Sprigg may have appreciated the few modern Russian fighters which eventually arrived at the battle front, to be greeted by the Madrilenos with cries of "they're ours this time!", but a Falangist bullet spared him the painful realization of the political chicanery which starved him and his comrades of munitions. Howson has penetrated the murky, secret world of arms dealing between the wars. Among the unsavoury deals struck between "little men in black suits with bags of gold" (acting for the republic) and the merchants of death, or their collaborators in European defence ministries, was one in particular which underlined the amorality behind the crusading exterior of the Spanish war. The Nazis, who were pouring men and bombers into Franco's rebellion, were simultaneously shipping arms to the Republicans - and Reichsmarschal Hermann Goering received handsome "kickbacks" from the covert transactions, arranged through the "free port" of Hamburg.

The author's detective work has furthermore established that the trade involved a deception practised on the trades union militias of Catalonia and Biscaya by Admiral Canaris, head of German Military Intelligence (hanged by Hitler as a traitor at the end of World War II). The militia handed over thousands of pesetas, collected by public subscription, in return for, as they thought, shiploads of modern rifles and machine guns. When the ships docked at Bilbao, says Howson, "nearly all the arms were found to be useless or sabotaged: cartridges without percussion-caps or the wrong size for the rifles, machine guns without firing pins or springs, aircraft bombs without fuses".

Such trading, with these inevitable results, was forced on the desperate Republicans by the Non-Intervention Committee set up by 27 nations to contain the war by imposing an arms ban, backed up by a blockade of Spanish water and land frontiers. Ironically, it was initiated by the French Popular Front Government of Leon Blum, who wavered between opening the frontier and conniving at the smuggling of aircraft (organized by Andre Malraux, whom Howson defends from his detractors, and Pierre Cot, the Air Minister unmasked last year as a major Stalinist spy), and a total arms embargo, reinforced by Surete "snoopers' and right-wing agents who had links with Franco.
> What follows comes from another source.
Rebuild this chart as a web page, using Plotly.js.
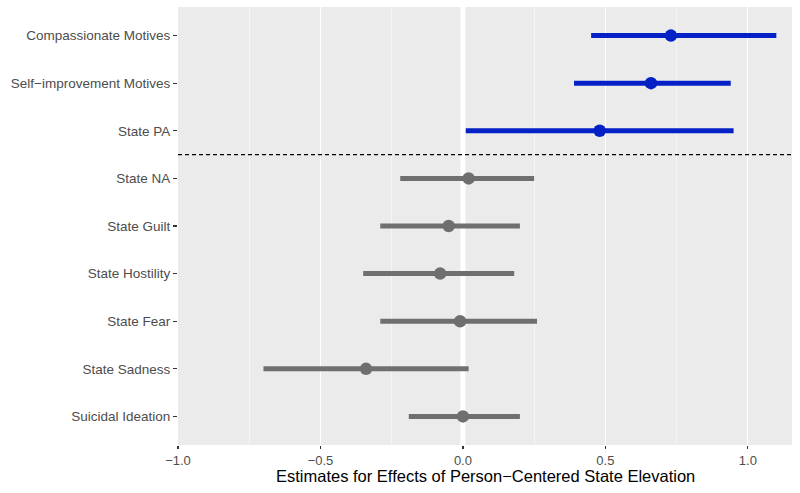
<!DOCTYPE html>
<html>
<head>
<meta charset="utf-8">
<script src="https://cdn.plot.ly/plotly-3.0.1.min.js"></script>
<style>html,body{margin:0;padding:0;background:#fff;}#chart{width:800px;height:493px;}</style>
</head>
<body>
<div id="chart"></div>
<script>
// Categories listed bottom to top
const categories = ["Suicidal Ideation", "State Sadness", "State Fear", "State Hostility", "State Guilt", "State NA", "State PA", "Self\u2212improvement Motives", "Compassionate Motives"];
const estimates = [0.00, -0.34, -0.01, -0.08, -0.05, 0.02, 0.48, 0.66, 0.73];
const lower     = [-0.19, -0.70, -0.29, -0.35, -0.29, -0.22, 0.01, 0.39, 0.45];
const upper     = [0.20, 0.02, 0.26, 0.18, 0.20, 0.25, 0.95, 0.94, 1.10];
const group     = ["neg", "neg", "neg", "neg", "neg", "neg", "pos", "pos", "pos"];
const xTickVals = [-1.0, -0.5, 0.0, 0.5, 1.0];
const xTickText = ["\u22121.0", "\u22120.5", "0.0", "0.5", "1.0"];
const xTitle = "Estimates for Effects of Person\u2212Centered State Elevation";

const colors = {neg: "#6f6f6f", pos: "#0421c6"};

function makeTrace(g) {
  const idx = categories.map((c, i) => i).filter(i => group[i] === g);
  return {
    type: "scatter",
    mode: "markers",
    x: idx.map(i => estimates[i]),
    y: idx.map(i => categories[i]),
    marker: {color: colors[g], size: 12.5, line: {width: 0}},
    error_x: {
      type: "data",
      symmetric: false,
      array: idx.map(i => upper[i] - estimates[i]),
      arrayminus: idx.map(i => estimates[i] - lower[i]),
      color: colors[g],
      thickness: 5,
      width: 0
    },
    hoverinfo: "x+y",
    showlegend: false
  };
}

const data = [makeTrace("neg"), makeTrace("pos")];

const layout = {
  width: 800,
  height: 493,
  margin: {l: 178, r: 8, t: 7, b: 48},
  paper_bgcolor: "#ffffff",
  plot_bgcolor: "#ebebeb",
  font: {family: "Liberation Sans, Arial, sans-serif", color: "#4d4d4d"},
  xaxis: {
    range: [-1.0, 1.155],
    tickvals: xTickVals,
    ticktext: xTickText,
    showgrid: true,
    gridcolor: "#ffffff",
    gridwidth: 1.2,
    minor: {dtick: 0.25, tick0: 0.25, showgrid: true, gridcolor: "#ffffff", gridwidth: 0.5, ticks: ""},
    zeroline: false,
    showline: false,
    ticks: "outside",
    ticklen: 3,
    tickwidth: 1.2,
    tickcolor: "#333333",
    tickfont: {size: 13, color: "#4d4d4d"},
    fixedrange: true
  },
  yaxis: {
    type: "category",
    categoryorder: "array",
    categoryarray: categories,
    range: [-0.6, 8.6],
    showgrid: false,
    zeroline: false,
    showline: false,
    ticks: "outside",
    ticklen: 4,
    tickwidth: 1.2,
    tickcolor: "#333333",
    tickfont: {size: 13.5, color: "#4d4d4d"},
    fixedrange: true
  },
  annotations: [
    {text: xTitle, xref: "paper", yref: "paper", x: 0.5, y: 0, xanchor: "center", yanchor: "top", yshift: -21, borderpad: 0, showarrow: false, font: {size: 16.5, color: "#000000"}}
  ],
  shapes: [
    {type: "line", xref: "x", yref: "paper", x0: 0, x1: 0, y0: 0, y1: 1, line: {color: "#ffffff", width: 5}, layer: "below"},
    {type: "line", xref: "paper", yref: "y", x0: 0, x1: 1, y0: 5.5, y1: 5.5, line: {color: "#000000", width: 1.1, dash: "4px,3px"}, layer: "above"}
  ]
};

Plotly.newPlot("chart", data, layout, {displayModeBar: false, staticPlot: true});
</script>
</body>
</html>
Blum was manipulated from London - the centre for Nationalist support, where the Bank of England organized funds for Franco, and the Midland bank, along with the American Chase Manhattan bank, blocked the transfer of monies emanating from the legal Spanish Government to purchase arms. British agents were if anything more fanatical than French in reporting breaches of the Arms ban, ensuring that cargoes were impounded, and the authorities at Gibraltar refused to refuel the Republican fleet while Texaco and Standard Oil diverted their tankers to Nationalist ports. As almost the entire Spanish Diplomatic Corps had backed the rebels, tip-offs, particularly in American ports, ensured that Nationalist warships were often able to intercept arms shipments, arrest the crews and shoot them for treason!

Neither the Poles nor Czechs showed the solidarity with the Spaniards which might have been expected from Hitler's future victims, turning a blind eye to unscrupulous transactions which netted the Poles pounds 12m - 30 or 40 per cent over list price - on arms which were either not delivered or proved useless. When a complaint was made to the Polish arms trading commission, the reply came back: "Why should you worry? It's only to the Spanish Republicans!" The Czech ZB armaments firm, which had developed the Bren machine gun of Second World War fame, tried to cheat the Spaniards, aided by leaders of the country's arms-selling board who demanded pounds 1m in backhanders. Finally a Republican negotiator expostulated: "The Spanish Socialists have the right to ask if the Czechoslovakian Party can point to one single thing it has done to help its fellow party in Spain during this time of peril!"